Copy all of the material below exactly.
------------------------------------------------------------------------
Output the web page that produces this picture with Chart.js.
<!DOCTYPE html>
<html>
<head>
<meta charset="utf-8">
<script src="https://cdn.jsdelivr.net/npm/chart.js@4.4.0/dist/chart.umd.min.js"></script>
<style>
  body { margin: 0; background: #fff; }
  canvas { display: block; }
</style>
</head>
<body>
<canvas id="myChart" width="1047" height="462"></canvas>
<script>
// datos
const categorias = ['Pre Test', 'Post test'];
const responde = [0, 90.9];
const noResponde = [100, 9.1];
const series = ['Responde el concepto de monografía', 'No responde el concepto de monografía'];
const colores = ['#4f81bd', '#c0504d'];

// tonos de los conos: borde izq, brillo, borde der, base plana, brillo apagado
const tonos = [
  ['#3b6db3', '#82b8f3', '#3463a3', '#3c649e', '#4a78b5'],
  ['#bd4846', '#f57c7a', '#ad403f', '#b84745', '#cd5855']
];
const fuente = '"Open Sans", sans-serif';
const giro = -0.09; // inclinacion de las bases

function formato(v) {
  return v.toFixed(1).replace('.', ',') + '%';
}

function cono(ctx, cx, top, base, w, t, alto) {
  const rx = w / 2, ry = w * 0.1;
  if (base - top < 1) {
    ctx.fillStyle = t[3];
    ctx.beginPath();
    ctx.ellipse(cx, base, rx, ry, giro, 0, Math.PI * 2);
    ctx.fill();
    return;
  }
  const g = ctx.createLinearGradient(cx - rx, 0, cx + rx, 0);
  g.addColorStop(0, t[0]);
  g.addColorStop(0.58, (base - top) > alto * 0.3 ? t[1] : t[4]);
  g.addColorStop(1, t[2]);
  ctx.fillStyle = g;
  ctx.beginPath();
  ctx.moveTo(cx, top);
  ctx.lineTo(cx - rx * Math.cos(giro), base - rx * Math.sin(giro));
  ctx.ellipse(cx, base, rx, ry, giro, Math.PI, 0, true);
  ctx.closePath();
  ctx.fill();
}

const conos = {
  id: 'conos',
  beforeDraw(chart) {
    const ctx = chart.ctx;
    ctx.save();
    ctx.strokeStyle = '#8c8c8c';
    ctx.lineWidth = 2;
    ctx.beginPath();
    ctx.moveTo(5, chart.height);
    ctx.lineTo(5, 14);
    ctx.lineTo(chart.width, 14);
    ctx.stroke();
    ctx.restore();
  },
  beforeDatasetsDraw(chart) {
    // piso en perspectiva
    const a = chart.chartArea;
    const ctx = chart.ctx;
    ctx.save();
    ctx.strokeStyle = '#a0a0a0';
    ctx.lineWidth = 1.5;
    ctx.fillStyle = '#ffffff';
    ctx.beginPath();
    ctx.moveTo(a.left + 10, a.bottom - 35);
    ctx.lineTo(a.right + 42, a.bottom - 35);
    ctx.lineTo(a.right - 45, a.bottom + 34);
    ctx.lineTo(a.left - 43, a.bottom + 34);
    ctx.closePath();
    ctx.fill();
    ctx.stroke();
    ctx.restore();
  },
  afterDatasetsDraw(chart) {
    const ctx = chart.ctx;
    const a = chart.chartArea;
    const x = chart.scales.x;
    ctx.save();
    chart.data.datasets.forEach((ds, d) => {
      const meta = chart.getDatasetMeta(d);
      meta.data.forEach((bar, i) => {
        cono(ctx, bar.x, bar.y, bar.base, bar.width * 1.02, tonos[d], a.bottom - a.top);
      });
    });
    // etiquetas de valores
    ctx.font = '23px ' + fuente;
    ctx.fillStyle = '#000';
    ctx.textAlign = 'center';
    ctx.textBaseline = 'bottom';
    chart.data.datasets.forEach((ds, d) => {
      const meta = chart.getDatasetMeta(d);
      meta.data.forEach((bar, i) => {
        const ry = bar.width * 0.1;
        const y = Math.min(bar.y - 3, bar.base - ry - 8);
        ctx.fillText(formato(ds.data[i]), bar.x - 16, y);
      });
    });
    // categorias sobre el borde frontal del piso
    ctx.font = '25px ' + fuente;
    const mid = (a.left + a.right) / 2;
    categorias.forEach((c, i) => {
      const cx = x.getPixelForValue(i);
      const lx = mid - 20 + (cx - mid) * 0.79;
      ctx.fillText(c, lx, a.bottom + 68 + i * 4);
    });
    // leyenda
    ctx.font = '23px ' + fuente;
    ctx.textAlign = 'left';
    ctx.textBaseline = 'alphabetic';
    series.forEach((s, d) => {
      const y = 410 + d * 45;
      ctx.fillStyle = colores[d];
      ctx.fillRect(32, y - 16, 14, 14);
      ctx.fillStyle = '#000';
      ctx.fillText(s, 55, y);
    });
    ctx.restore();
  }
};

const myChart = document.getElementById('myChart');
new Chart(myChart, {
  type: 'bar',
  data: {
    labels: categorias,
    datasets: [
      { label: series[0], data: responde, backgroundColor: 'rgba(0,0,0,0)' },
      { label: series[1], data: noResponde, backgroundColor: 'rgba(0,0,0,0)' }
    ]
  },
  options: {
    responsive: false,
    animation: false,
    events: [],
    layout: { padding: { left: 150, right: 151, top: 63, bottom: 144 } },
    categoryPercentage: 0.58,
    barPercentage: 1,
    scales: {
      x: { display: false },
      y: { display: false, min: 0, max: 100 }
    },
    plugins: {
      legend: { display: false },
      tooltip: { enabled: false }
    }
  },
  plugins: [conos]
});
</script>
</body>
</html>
------------------------------------------------------------------------
### EXERCISE RESPONSE
Output the web page that produces this picture with Chart.js.
<!DOCTYPE html>
<html>
<head>
<meta charset="utf-8">
<script src="https://cdn.jsdelivr.net/npm/chart.js@4.4.0/dist/chart.umd.min.js"></script>
<style>
  body { margin: 0; background: #fff; }
  canvas { display: block; }
</style>
</head>
<body>
<canvas id="myChart" width="1047" height="462"></canvas>
<script>
// datos
const categorias = ['Pre Test', 'Post test'];
const responde = [0, 90.9];
const noResponde = [100, 9.1];
const series = ['Responde el concepto de monografía', 'No responde el concepto de monografía'];
const colores = ['#4f81bd', '#c0504d'];

// tonos de los conos: borde izq, brillo, borde der, base plana, brillo apagado
const tonos = [
  ['#3b6db3', '#82b8f3', '#3463a3', '#3c649e', '#4a78b5'],
  ['#bd4846', '#f57c7a', '#ad403f', '#b84745', '#cd5855']
];
const fuente = '"Open Sans", sans-serif';
const giro = -0.09; // inclinacion de las bases

function formato(v) {
  return v.toFixed(1).replace('.', ',') + '%';
}

function cono(ctx, cx, top, base, w, t, alto) {
  const rx = w / 2, ry = w * 0.1;
  if (base - top < 1) {
    ctx.fillStyle = t[3];
    ctx.beginPath();
    ctx.ellipse(cx, base, rx, ry, giro, 0, Math.PI * 2);
    ctx.fill();
    return;
  }
  const g = ctx.createLinearGradient(cx - rx, 0, cx + rx, 0);
  g.addColorStop(0, t[0]);
  g.addColorStop(0.58, (base - top) > alto * 0.3 ? t[1] : t[4]);
  g.addColorStop(1, t[2]);
  ctx.fillStyle = g;
  ctx.beginPath();
  ctx.moveTo(cx, top);
  ctx.lineTo(cx - rx * Math.cos(giro), base - rx * Math.sin(giro));
  ctx.ellipse(cx, base, rx, ry, giro, Math.PI, 0, true);
  ctx.closePath();
  ctx.fill();
}

const conos = {
  id: 'conos',
  beforeDraw(chart) {
    const ctx = chart.ctx;
    ctx.save();
    ctx.strokeStyle = '#8c8c8c';
    ctx.lineWidth = 2;
    ctx.beginPath();
    ctx.moveTo(5, chart.height);
    ctx.lineTo(5, 14);
    ctx.lineTo(chart.width, 14);
    ctx.stroke();
    ctx.restore();
  },
  beforeDatasetsDraw(chart) {
    // piso en perspectiva
    const a = chart.chartArea;
    const ctx = chart.ctx;
    ctx.save();
    ctx.strokeStyle = '#a0a0a0';
    ctx.lineWidth = 1.5;
    ctx.fillStyle = '#ffffff';
    ctx.beginPath();
    ctx.moveTo(a.left + 10, a.bottom - 35);
    ctx.lineTo(a.right + 42, a.bottom - 35);
    ctx.lineTo(a.right - 45, a.bottom + 34);
    ctx.lineTo(a.left - 43, a.bottom + 34);
    ctx.closePath();
    ctx.fill();
    ctx.stroke();
    ctx.restore();
  },
  afterDatasetsDraw(chart) {
    const ctx = chart.ctx;
    const a = chart.chartArea;
    const x = chart.scales.x;
    ctx.save();
    chart.data.datasets.forEach((ds, d) => {
      const meta = chart.getDatasetMeta(d);
      meta.data.forEach((bar, i) => {
        cono(ctx, bar.x, bar.y, bar.base, bar.width * 1.02, tonos[d], a.bottom - a.top);
      });
    });
    // etiquetas de valores
    ctx.font = '23px ' + fuente;
    ctx.fillStyle = '#000';
    ctx.textAlign = 'center';
    ctx.textBaseline = 'bottom';
    chart.data.datasets.forEach((ds, d) => {
      const meta = chart.getDatasetMeta(d);
      meta.data.forEach((bar, i) => {
        const ry = bar.width * 0.1;
        const y = Math.min(bar.y - 3, bar.base - ry - 8);
        ctx.fillText(formato(ds.data[i]), bar.x - 16, y);
      });
    });
    // categorias sobre el borde frontal del piso
    ctx.font = '25px ' + fuente;
    const mid = (a.left + a.right) / 2;
    categorias.forEach((c, i) => {
      const cx = x.getPixelForValue(i);
      const lx = mid - 20 + (cx - mid) * 0.79;
      ctx.fillText(c, lx, a.bottom + 68 + i * 4);
    });
    // leyenda
    ctx.font = '23px ' + fuente;
    ctx.textAlign = 'left';
    ctx.textBaseline = 'alphabetic';
    series.forEach((s, d) => {
      const y = 410 + d * 45;
      ctx.fillStyle = colores[d];
      ctx.fillRect(32, y - 16, 14, 14);
      ctx.fillStyle = '#000';
      ctx.fillText(s, 55, y);
    });
    ctx.restore();
  }
};

const myChart = document.getElementById('myChart');
new Chart(myChart, {
  type: 'bar',
  data: {
    labels: categorias,
    datasets: [
      { label: series[0], data: responde, backgroundColor: 'rgba(0,0,0,0)' },
      { label: series[1], data: noResponde, backgroundColor: 'rgba(0,0,0,0)' }
    ]
  },
  options: {
    responsive: false,
    animation: false,
    events: [],
    layout: { padding: { left: 150, right: 151, top: 63, bottom: 144 } },
    categoryPercentage: 0.58,
    barPercentage: 1,
    scales: {
      x: { display: false },
      y: { display: false, min: 0, max: 100 }
    },
    plugins: {
      legend: { display: false },
      tooltip: { enabled: false }
    }
  },
  plugins: [conos]
});
</script>
</body>
</html>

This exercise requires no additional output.